begin
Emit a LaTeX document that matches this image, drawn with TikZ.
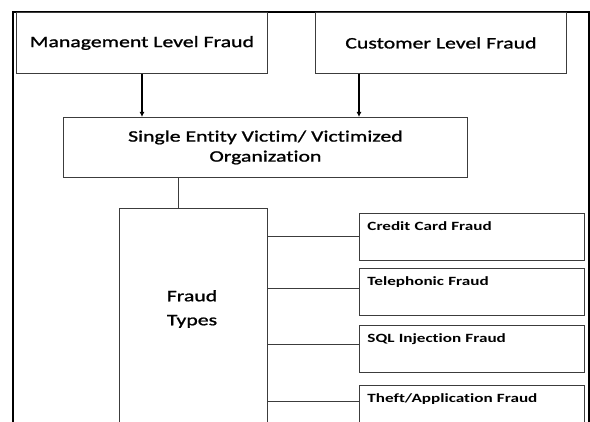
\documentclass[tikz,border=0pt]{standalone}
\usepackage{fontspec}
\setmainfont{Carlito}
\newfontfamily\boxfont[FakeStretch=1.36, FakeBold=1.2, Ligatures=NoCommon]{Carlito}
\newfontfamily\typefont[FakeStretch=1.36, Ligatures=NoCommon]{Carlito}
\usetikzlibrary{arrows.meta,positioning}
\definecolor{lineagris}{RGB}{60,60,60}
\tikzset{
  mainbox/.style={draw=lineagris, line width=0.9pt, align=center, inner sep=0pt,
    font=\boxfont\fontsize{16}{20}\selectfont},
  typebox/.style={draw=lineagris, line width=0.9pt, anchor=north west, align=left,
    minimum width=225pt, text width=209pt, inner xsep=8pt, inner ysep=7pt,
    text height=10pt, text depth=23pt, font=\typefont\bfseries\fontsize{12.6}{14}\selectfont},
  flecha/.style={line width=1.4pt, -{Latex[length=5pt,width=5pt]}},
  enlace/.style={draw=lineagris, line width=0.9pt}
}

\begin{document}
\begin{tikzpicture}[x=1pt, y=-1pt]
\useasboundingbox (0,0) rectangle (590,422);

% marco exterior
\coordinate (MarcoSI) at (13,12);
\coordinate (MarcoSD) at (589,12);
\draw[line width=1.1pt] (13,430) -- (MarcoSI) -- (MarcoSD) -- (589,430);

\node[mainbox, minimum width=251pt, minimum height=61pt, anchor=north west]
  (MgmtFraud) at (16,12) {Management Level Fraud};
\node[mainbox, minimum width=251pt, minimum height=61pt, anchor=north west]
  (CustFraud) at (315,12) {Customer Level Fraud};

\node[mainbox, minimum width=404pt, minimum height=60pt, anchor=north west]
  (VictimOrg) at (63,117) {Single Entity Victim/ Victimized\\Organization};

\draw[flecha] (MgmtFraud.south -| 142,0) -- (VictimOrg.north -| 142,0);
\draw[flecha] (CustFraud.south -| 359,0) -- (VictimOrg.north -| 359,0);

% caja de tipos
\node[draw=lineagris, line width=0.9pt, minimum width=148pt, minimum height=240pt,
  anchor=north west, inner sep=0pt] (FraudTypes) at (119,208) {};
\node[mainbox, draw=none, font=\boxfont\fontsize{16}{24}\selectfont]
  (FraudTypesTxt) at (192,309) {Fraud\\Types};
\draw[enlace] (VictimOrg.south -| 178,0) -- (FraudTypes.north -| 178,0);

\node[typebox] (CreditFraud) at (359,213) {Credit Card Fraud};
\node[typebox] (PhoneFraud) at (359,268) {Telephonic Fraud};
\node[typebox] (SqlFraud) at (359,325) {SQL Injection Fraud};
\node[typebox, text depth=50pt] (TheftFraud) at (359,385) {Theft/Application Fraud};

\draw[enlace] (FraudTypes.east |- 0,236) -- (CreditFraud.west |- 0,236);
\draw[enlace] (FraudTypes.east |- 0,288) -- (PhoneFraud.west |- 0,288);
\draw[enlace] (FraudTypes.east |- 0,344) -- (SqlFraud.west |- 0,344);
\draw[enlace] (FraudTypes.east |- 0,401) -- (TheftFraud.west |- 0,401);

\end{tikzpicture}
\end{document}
end
Exactly as written, please give again the lines from the beginning of the listing through the line containing "(VictimOrg.north -| 359,0);", inclusive, without any pictures.

* [WORKED ANSWER]:
Emit a LaTeX document that matches this image, drawn with TikZ.
\documentclass[tikz,border=0pt]{standalone}
\usepackage{fontspec}
\setmainfont{Carlito}
\newfontfamily\boxfont[FakeStretch=1.36, FakeBold=1.2, Ligatures=NoCommon]{Carlito}
\newfontfamily\typefont[FakeStretch=1.36, Ligatures=NoCommon]{Carlito}
\usetikzlibrary{arrows.meta,positioning}
\definecolor{lineagris}{RGB}{60,60,60}
\tikzset{
  mainbox/.style={draw=lineagris, line width=0.9pt, align=center, inner sep=0pt,
    font=\boxfont\fontsize{16}{20}\selectfont},
  typebox/.style={draw=lineagris, line width=0.9pt, anchor=north west, align=left,
    minimum width=225pt, text width=209pt, inner xsep=8pt, inner ysep=7pt,
    text height=10pt, text depth=23pt, font=\typefont\bfseries\fontsize{12.6}{14}\selectfont},
  flecha/.style={line width=1.4pt, -{Latex[length=5pt,width=5pt]}},
  enlace/.style={draw=lineagris, line width=0.9pt}
}

\begin{document}
\begin{tikzpicture}[x=1pt, y=-1pt]
\useasboundingbox (0,0) rectangle (590,422);

% marco exterior
\coordinate (MarcoSI) at (13,12);
\coordinate (MarcoSD) at (589,12);
\draw[line width=1.1pt] (13,430) -- (MarcoSI) -- (MarcoSD) -- (589,430);

\node[mainbox, minimum width=251pt, minimum height=61pt, anchor=north west]
  (MgmtFraud) at (16,12) {Management Level Fraud};
\node[mainbox, minimum width=251pt, minimum height=61pt, anchor=north west]
  (CustFraud) at (315,12) {Customer Level Fraud};

\node[mainbox, minimum width=404pt, minimum height=60pt, anchor=north west]
  (VictimOrg) at (63,117) {Single Entity Victim/ Victimized\\Organization};

\draw[flecha] (MgmtFraud.south -| 142,0) -- (VictimOrg.north -| 142,0);
\draw[flecha] (CustFraud.south -| 359,0) -- (VictimOrg.north -| 359,0);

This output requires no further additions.